Given data.

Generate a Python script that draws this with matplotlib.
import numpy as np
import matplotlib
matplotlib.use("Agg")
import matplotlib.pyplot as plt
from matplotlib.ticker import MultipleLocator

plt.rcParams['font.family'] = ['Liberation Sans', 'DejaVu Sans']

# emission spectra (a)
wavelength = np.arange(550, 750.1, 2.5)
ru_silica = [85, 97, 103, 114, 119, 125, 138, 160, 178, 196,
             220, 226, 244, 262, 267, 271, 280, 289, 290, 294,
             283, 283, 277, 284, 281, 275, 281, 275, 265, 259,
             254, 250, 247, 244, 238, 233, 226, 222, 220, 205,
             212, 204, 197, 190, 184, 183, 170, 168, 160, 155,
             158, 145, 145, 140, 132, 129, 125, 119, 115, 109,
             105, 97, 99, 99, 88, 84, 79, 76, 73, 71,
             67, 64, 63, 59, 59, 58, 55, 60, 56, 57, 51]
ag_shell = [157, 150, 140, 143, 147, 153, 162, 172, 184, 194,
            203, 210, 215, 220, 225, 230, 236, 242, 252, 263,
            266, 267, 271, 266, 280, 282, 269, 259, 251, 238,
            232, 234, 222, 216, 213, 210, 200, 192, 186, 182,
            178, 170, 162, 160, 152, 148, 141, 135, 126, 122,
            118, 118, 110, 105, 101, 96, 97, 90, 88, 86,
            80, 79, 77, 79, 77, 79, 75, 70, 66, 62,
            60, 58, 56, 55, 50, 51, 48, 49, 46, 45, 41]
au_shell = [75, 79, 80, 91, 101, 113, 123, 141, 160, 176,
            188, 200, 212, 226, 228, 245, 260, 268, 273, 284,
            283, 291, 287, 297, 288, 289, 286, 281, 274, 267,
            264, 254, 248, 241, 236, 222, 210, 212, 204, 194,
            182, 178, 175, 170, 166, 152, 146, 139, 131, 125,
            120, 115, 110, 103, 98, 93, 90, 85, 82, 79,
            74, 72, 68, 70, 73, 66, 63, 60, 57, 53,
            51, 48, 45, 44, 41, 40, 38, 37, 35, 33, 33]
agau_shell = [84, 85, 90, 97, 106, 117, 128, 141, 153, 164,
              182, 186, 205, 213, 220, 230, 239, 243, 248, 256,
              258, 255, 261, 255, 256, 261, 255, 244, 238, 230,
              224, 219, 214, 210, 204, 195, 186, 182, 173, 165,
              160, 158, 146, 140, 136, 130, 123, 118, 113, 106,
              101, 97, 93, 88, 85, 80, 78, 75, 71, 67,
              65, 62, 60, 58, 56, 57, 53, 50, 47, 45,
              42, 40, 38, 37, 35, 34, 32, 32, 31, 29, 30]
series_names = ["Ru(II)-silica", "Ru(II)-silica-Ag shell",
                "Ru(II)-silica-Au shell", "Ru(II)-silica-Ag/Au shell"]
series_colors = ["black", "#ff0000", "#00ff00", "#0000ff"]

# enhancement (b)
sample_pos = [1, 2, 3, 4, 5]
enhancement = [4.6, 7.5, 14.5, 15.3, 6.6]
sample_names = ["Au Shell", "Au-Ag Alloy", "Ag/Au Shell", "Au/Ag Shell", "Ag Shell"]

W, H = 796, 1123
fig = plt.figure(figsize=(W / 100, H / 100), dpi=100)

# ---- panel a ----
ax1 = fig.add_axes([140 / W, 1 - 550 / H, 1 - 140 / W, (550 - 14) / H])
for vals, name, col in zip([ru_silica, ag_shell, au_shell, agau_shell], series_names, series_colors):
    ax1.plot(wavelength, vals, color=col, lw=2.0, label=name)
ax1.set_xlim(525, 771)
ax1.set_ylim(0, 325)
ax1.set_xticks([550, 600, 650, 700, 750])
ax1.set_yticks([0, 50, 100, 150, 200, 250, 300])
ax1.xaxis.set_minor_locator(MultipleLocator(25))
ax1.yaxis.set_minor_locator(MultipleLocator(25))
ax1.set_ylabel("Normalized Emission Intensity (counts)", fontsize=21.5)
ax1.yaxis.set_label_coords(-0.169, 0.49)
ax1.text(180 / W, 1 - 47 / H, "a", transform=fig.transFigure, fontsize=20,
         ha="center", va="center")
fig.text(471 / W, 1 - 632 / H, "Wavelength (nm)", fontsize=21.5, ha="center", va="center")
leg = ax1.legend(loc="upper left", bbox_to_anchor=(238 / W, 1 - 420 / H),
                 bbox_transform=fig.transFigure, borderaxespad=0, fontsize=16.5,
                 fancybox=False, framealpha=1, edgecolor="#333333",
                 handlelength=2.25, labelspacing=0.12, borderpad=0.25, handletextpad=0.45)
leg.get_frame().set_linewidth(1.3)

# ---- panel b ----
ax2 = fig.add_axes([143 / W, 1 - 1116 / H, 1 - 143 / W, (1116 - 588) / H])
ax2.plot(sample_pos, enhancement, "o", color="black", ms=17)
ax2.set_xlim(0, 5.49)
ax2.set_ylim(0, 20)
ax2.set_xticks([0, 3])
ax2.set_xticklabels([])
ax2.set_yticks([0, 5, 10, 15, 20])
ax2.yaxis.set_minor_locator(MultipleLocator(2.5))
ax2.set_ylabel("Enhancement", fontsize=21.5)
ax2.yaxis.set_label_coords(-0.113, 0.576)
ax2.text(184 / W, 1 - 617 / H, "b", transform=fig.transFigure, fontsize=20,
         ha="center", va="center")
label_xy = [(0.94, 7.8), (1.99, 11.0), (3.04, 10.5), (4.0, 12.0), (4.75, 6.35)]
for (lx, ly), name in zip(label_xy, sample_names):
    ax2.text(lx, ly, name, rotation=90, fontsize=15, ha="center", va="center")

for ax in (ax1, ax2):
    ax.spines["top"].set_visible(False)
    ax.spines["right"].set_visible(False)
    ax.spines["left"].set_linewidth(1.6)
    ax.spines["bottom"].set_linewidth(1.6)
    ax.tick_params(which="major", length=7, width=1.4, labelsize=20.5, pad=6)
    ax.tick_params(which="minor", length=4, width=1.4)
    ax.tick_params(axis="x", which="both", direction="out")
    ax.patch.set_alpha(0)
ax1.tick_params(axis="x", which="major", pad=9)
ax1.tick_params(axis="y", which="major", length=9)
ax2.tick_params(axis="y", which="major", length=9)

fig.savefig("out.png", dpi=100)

What you need to do. Output the lines above verbatim and in full.

Solution below.
Generate a Python script that draws this with matplotlib.
import numpy as np
import matplotlib
matplotlib.use("Agg")
import matplotlib.pyplot as plt
from matplotlib.ticker import MultipleLocator

plt.rcParams['font.family'] = ['Liberation Sans', 'DejaVu Sans']

# emission spectra (a)
wavelength = np.arange(550, 750.1, 2.5)
ru_silica = [85, 97, 103, 114, 119, 125, 138, 160, 178, 196,
             220, 226, 244, 262, 267, 271, 280, 289, 290, 294,
             283, 283, 277, 284, 281, 275, 281, 275, 265, 259,
             254, 250, 247, 244, 238, 233, 226, 222, 220, 205,
             212, 204, 197, 190, 184, 183, 170, 168, 160, 155,
             158, 145, 145, 140, 132, 129, 125, 119, 115, 109,
             105, 97, 99, 99, 88, 84, 79, 76, 73, 71,
             67, 64, 63, 59, 59, 58, 55, 60, 56, 57, 51]
ag_shell = [157, 150, 140, 143, 147, 153, 162, 172, 184, 194,
            203, 210, 215, 220, 225, 230, 236, 242, 252, 263,
            266, 267, 271, 266, 280, 282, 269, 259, 251, 238,
            232, 234, 222, 216, 213, 210, 200, 192, 186, 182,
            178, 170, 162, 160, 152, 148, 141, 135, 126, 122,
            118, 118, 110, 105, 101, 96, 97, 90, 88, 86,
            80, 79, 77, 79, 77, 79, 75, 70, 66, 62,
            60, 58, 56, 55, 50, 51, 48, 49, 46, 45, 41]
au_shell = [75, 79, 80, 91, 101, 113, 123, 141, 160, 176,
            188, 200, 212, 226, 228, 245, 260, 268, 273, 284,
            283, 291, 287, 297, 288, 289, 286, 281, 274, 267,
            264, 254, 248, 241, 236, 222, 210, 212, 204, 194,
            182, 178, 175, 170, 166, 152, 146, 139, 131, 125,
            120, 115, 110, 103, 98, 93, 90, 85, 82, 79,
            74, 72, 68, 70, 73, 66, 63, 60, 57, 53,
            51, 48, 45, 44, 41, 40, 38, 37, 35, 33, 33]
agau_shell = [84, 85, 90, 97, 106, 117, 128, 141, 153, 164,
              182, 186, 205, 213, 220, 230, 239, 243, 248, 256,
              258, 255, 261, 255, 256, 261, 255, 244, 238, 230,
              224, 219, 214, 210, 204, 195, 186, 182, 173, 165,
              160, 158, 146, 140, 136, 130, 123, 118, 113, 106,
              101, 97, 93, 88, 85, 80, 78, 75, 71, 67,
              65, 62, 60, 58, 56, 57, 53, 50, 47, 45,
              42, 40, 38, 37, 35, 34, 32, 32, 31, 29, 30]
series_names = ["Ru(II)-silica", "Ru(II)-silica-Ag shell",
                "Ru(II)-silica-Au shell", "Ru(II)-silica-Ag/Au shell"]
series_colors = ["black", "#ff0000", "#00ff00", "#0000ff"]

# enhancement (b)
sample_pos = [1, 2, 3, 4, 5]
enhancement = [4.6, 7.5, 14.5, 15.3, 6.6]
sample_names = ["Au Shell", "Au-Ag Alloy", "Ag/Au Shell", "Au/Ag Shell", "Ag Shell"]

W, H = 796, 1123
fig = plt.figure(figsize=(W / 100, H / 100), dpi=100)

# ---- panel a ----
ax1 = fig.add_axes([140 / W, 1 - 550 / H, 1 - 140 / W, (550 - 14) / H])
for vals, name, col in zip([ru_silica, ag_shell, au_shell, agau_shell], series_names, series_colors):
    ax1.plot(wavelength, vals, color=col, lw=2.0, label=name)
ax1.set_xlim(525, 771)
ax1.set_ylim(0, 325)
ax1.set_xticks([550, 600, 650, 700, 750])
ax1.set_yticks([0, 50, 100, 150, 200, 250, 300])
ax1.xaxis.set_minor_locator(MultipleLocator(25))
ax1.yaxis.set_minor_locator(MultipleLocator(25))
ax1.set_ylabel("Normalized Emission Intensity (counts)", fontsize=21.5)
ax1.yaxis.set_label_coords(-0.169, 0.49)
ax1.text(180 / W, 1 - 47 / H, "a", transform=fig.transFigure, fontsize=20,
         ha="center", va="center")
fig.text(471 / W, 1 - 632 / H, "Wavelength (nm)", fontsize=21.5, ha="center", va="center")
leg = ax1.legend(loc="upper left", bbox_to_anchor=(238 / W, 1 - 420 / H),
                 bbox_transform=fig.transFigure, borderaxespad=0, fontsize=16.5,
                 fancybox=False, framealpha=1, edgecolor="#333333",
                 handlelength=2.25, labelspacing=0.12, borderpad=0.25, handletextpad=0.45)
leg.get_frame().set_linewidth(1.3)

# ---- panel b ----
ax2 = fig.add_axes([143 / W, 1 - 1116 / H, 1 - 143 / W, (1116 - 588) / H])
ax2.plot(sample_pos, enhancement, "o", color="black", ms=17)
ax2.set_xlim(0, 5.49)
ax2.set_ylim(0, 20)
ax2.set_xticks([0, 3])
ax2.set_xticklabels([])
ax2.set_yticks([0, 5, 10, 15, 20])
ax2.yaxis.set_minor_locator(MultipleLocator(2.5))
ax2.set_ylabel("Enhancement", fontsize=21.5)
ax2.yaxis.set_label_coords(-0.113, 0.576)
ax2.text(184 / W, 1 - 617 / H, "b", transform=fig.transFigure, fontsize=20,
         ha="center", va="center")
label_xy = [(0.94, 7.8), (1.99, 11.0), (3.04, 10.5), (4.0, 12.0), (4.75, 6.35)]
for (lx, ly), name in zip(label_xy, sample_names):
    ax2.text(lx, ly, name, rotation=90, fontsize=15, ha="center", va="center")

for ax in (ax1, ax2):
    ax.spines["top"].set_visible(False)
    ax.spines["right"].set_visible(False)
    ax.spines["left"].set_linewidth(1.6)
    ax.spines["bottom"].set_linewidth(1.6)
    ax.tick_params(which="major", length=7, width=1.4, labelsize=20.5, pad=6)
    ax.tick_params(which="minor", length=4, width=1.4)
    ax.tick_params(axis="x", which="both", direction="out")
    ax.patch.set_alpha(0)
ax1.tick_params(axis="x", which="major", pad=9)
ax1.tick_params(axis="y", which="major", length=9)
ax2.tick_params(axis="y", which="major", length=9)

fig.savefig("out.png", dpi=100)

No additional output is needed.